The play developed gradually into a five scenes, employing the travail manuel (manual work) required of lycée students to demonstrate the importance of gender equity. During the two hours that we spent planning, one student in particular, Helene, was very vocal and full of ideas. At camp we called this kind of participant a supercroc. They dominate the conversation and make it difficult to encourage other participants to contribute. The situation is delicate: these kids are awesome because of their enthusiasm, but they make it more difficult for the others to get a word in edgewise. While planning the skit, I had to constantly emphasize the need for each student to take part in the sketch. The supercrocs are the project leaders of the future, and when we do our next sketch I hope step aside and allow Helene to take the leading role as director. This would mean the other students would do all the acting, but she would be central role to the planning process.


Helene plays the role of the mother in the skit

The meeting began with me giving questions to a silent crowd and ended with the crowd eagerly discussing and rehearsing the scenes. I could feel my presence begin to diminish throughout the hours we spent together, and it felt good. Often the school system is based on rote memorization: rules of grammar and mathematics, knowledge of facts presented in a book, and copying the teacher’s notes from blackboard to notebook to mind. There are very few situations that allow students to let their creative side come out. By the end I was only intervening occasionally to ask students to SPEAK LOUDER and clearer, point out ways that more hesitant students could participate, and direct actors to act off-dialogue. We felt ready to present the following day.


Memevi, the daughter in the skit, stands up to the teacher

The presentation was amazing. The students were pumped up by crowd support and easily overcame their stage fright to put on an entertaining and informative performance. They forgot some things (such as explaining roles and scene changes to the audience) and added others (hilarious jabs at teachers), but it was a great success. Afterwards, Madame KPOGO gave a fantastic speech about the importance of gender equity for our society and of students taking the lead in changing gender roles of girls and boys in the household. Monsieur DABLA, the second teacher assisting with the Healthy Life Skills Club, guided the Q & A that followed.
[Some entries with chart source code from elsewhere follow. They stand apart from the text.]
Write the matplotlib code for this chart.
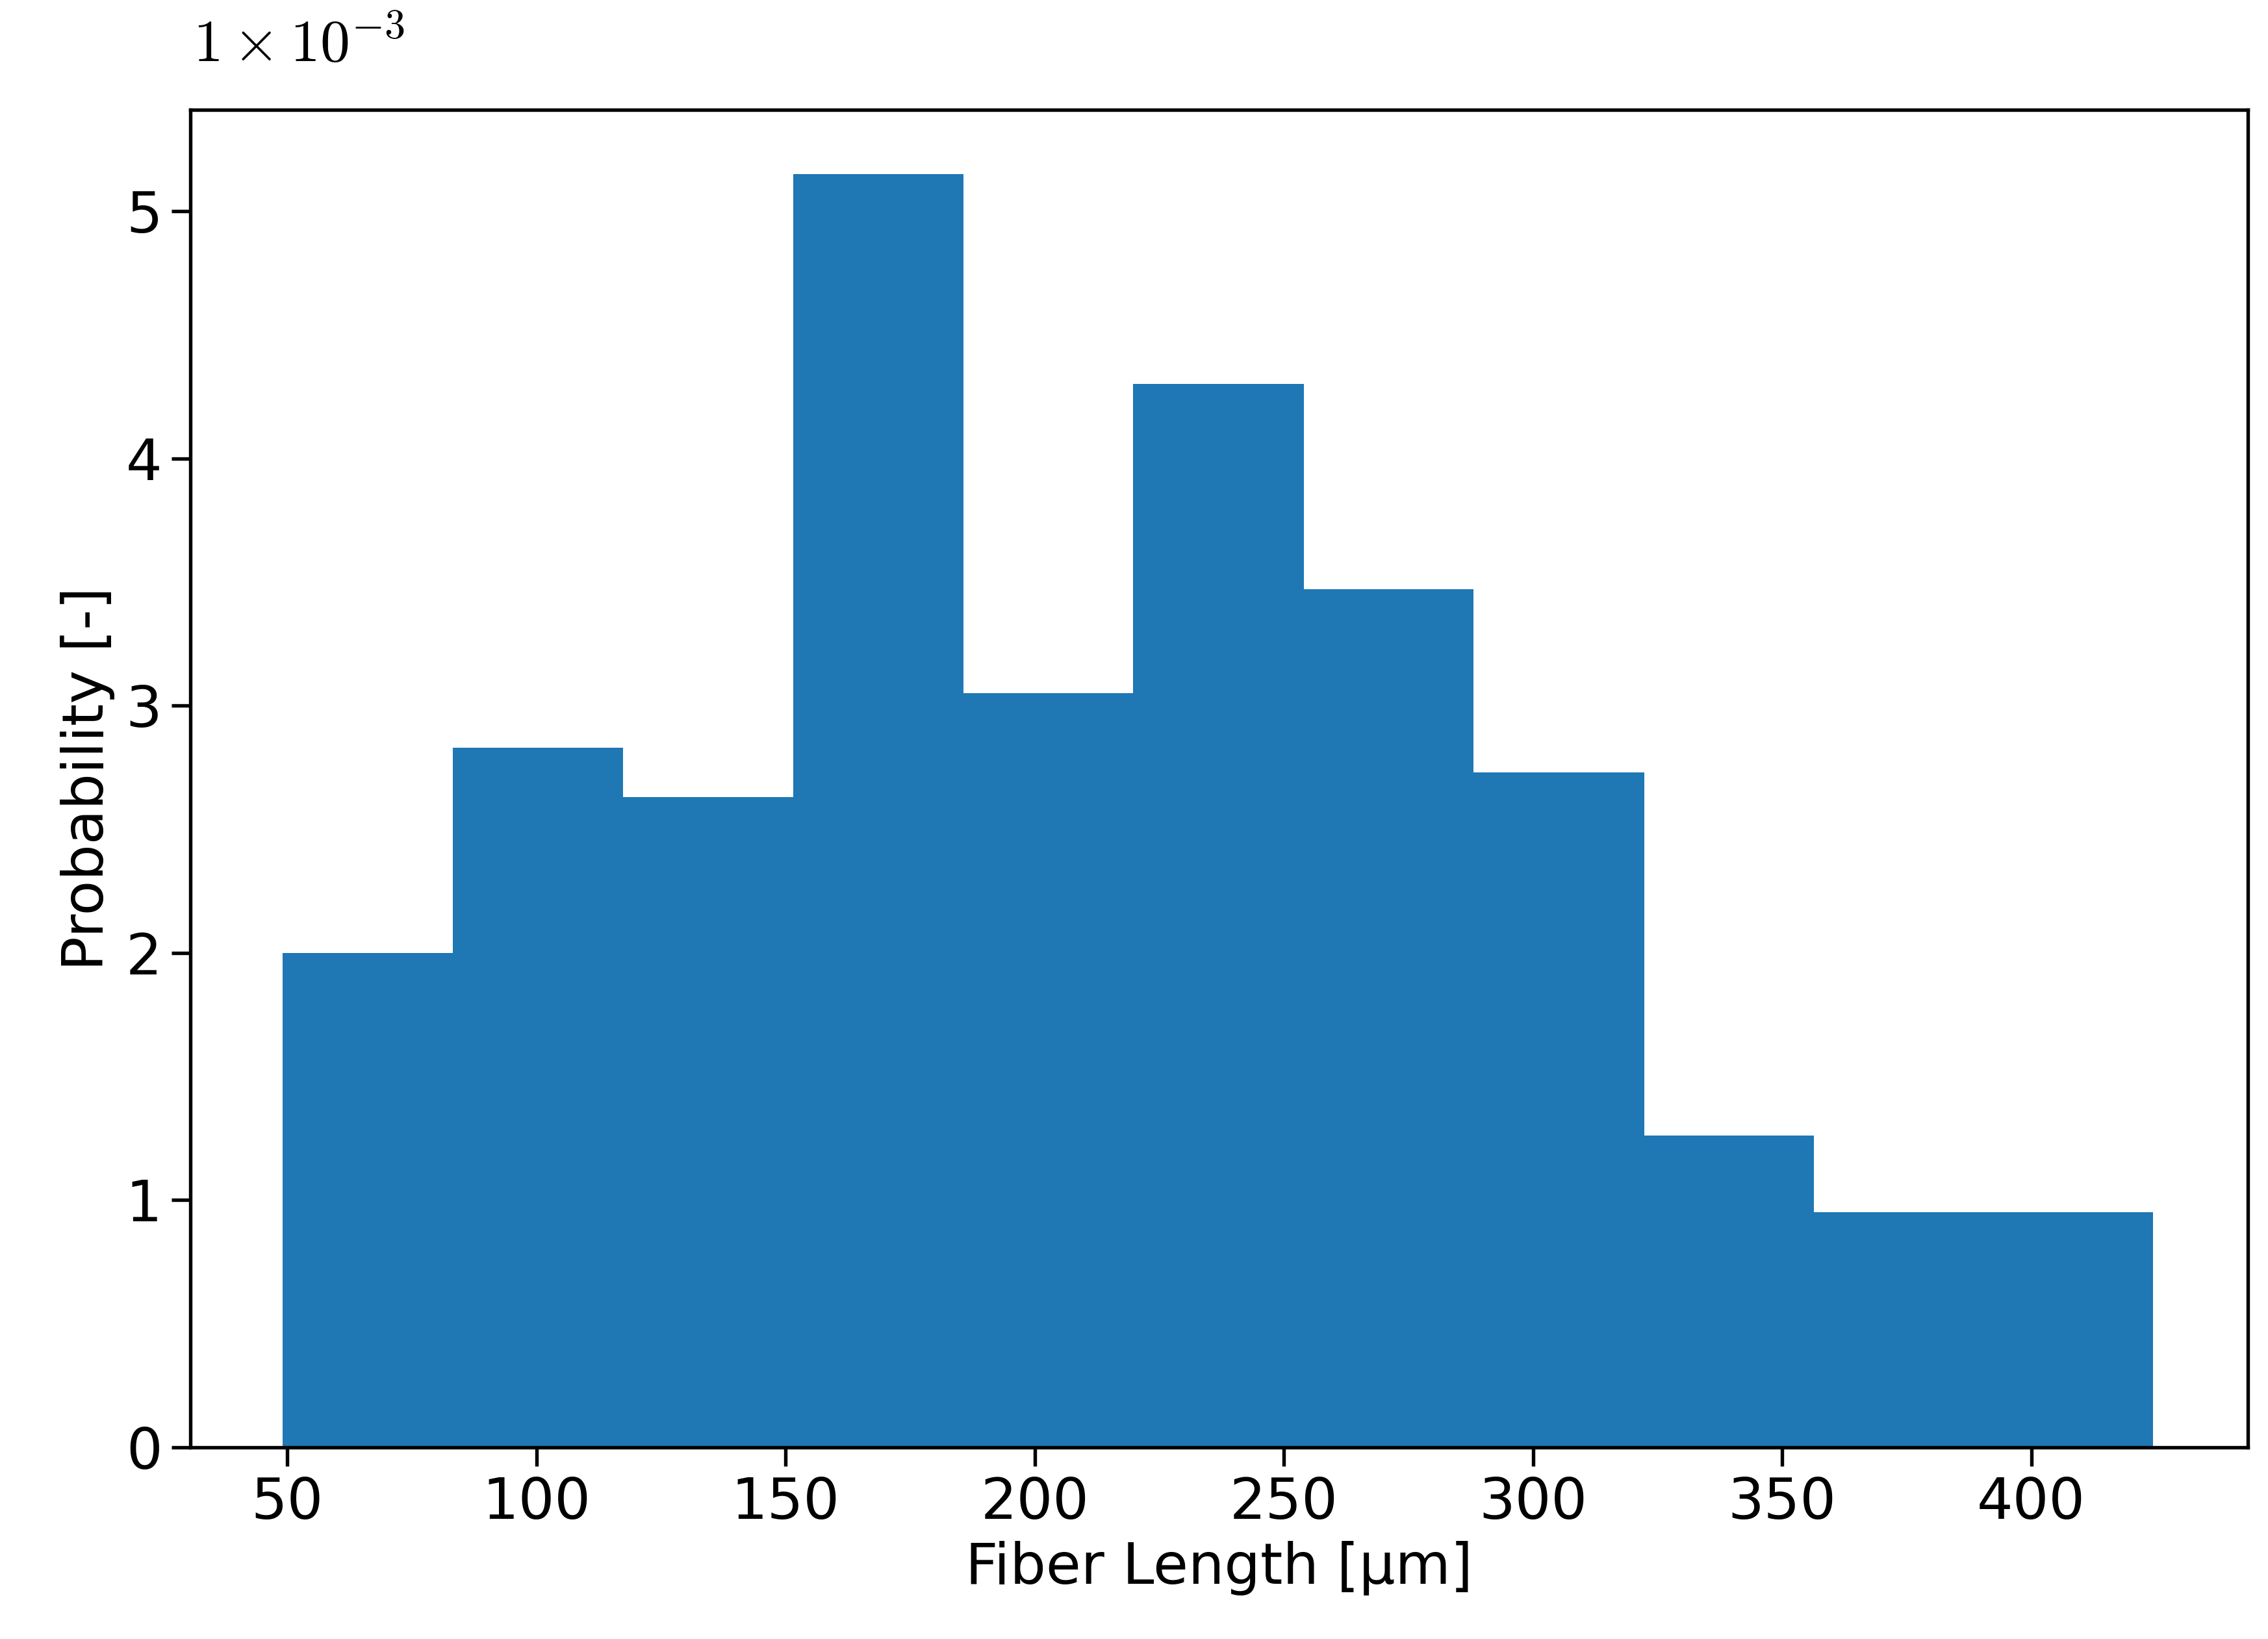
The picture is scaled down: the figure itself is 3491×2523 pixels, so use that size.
import numpy as np
import matplotlib.pyplot as plt

# histogram bin edges (um) and density values (x 1e-3)
bin_edges = [49.1, 83.2, 117.4, 151.5, 185.7, 219.8, 254.0, 288.1, 322.3, 356.4, 390.5, 424.4]
density = [2.0, 2.83, 2.63, 5.15, 3.05, 4.3, 3.47, 2.73, 1.26, 0.95, 0.95]

fig = plt.figure(figsize=(3491 / 300, 2523 / 300), dpi=300)
ax = fig.add_axes([0.084, 0.117, 0.907, 0.816])

edges = np.array(bin_edges)
ax.bar(edges[:-1], density, width=np.diff(edges), align='edge', color='#1f77b4')

ax.set_xlim(30.6, 443.4)
ax.set_ylim(0, 5.41)
ax.set_xticks([50, 100, 150, 200, 250, 300, 350, 400])
ax.set_yticks([0, 1, 2, 3, 4, 5])
ax.tick_params(labelsize=21, width=1.3, length=7)
for s in ax.spines.values():
    s.set_linewidth(1.3)

ax.set_xlabel('Fiber Length [µm]', fontsize=21)
ax.set_ylabel('Probability [-]', fontsize=21)

fig.text(0.085, 0.955, r'$1\times10^{-3}$', fontsize=22, family='serif',
         math_fontfamily='cm', ha='left', va='bottom')

plt.savefig('out.png', dpi=300)
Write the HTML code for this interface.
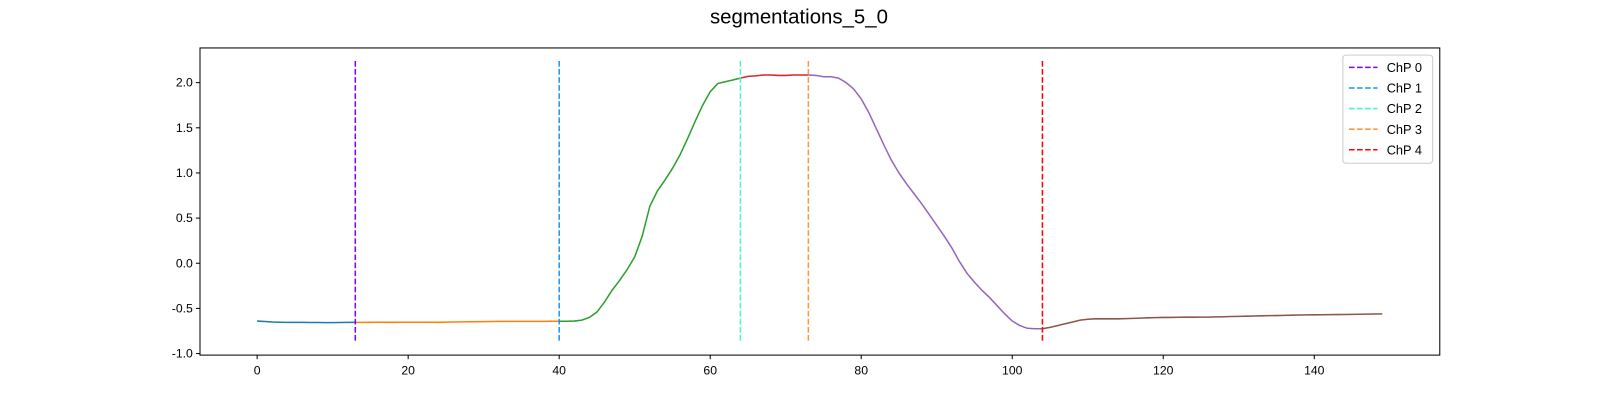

Madame KPOGO tells it how it is



Monsieur DABLA takes the stage

In the larger picture of development, I agree with the author Roland Bunch of my favorite book Two Ears of Corn when he notes that “the ‘how it is done’ matters more than the ‘what is accomplished.’” The process by which a project is done is much more important than the end result because if villagers have the capacity to conduct the development process on their own, they will be able to continue in the future when outside assistance stops. They realize the independence, self-respect, and satisfaction of designing a project, managing, and reaping the benefits. However, if development programs focus instead products, such as creating a center for raising bush rats or training a certain number of people, the process of development will leave with the program personnel. The case of a skit at school, while involving only a few boys and girls in a couple of days and no funding, is a microcosm of this larger issue: much more important than the skit was the students, the community, doing it all themselves.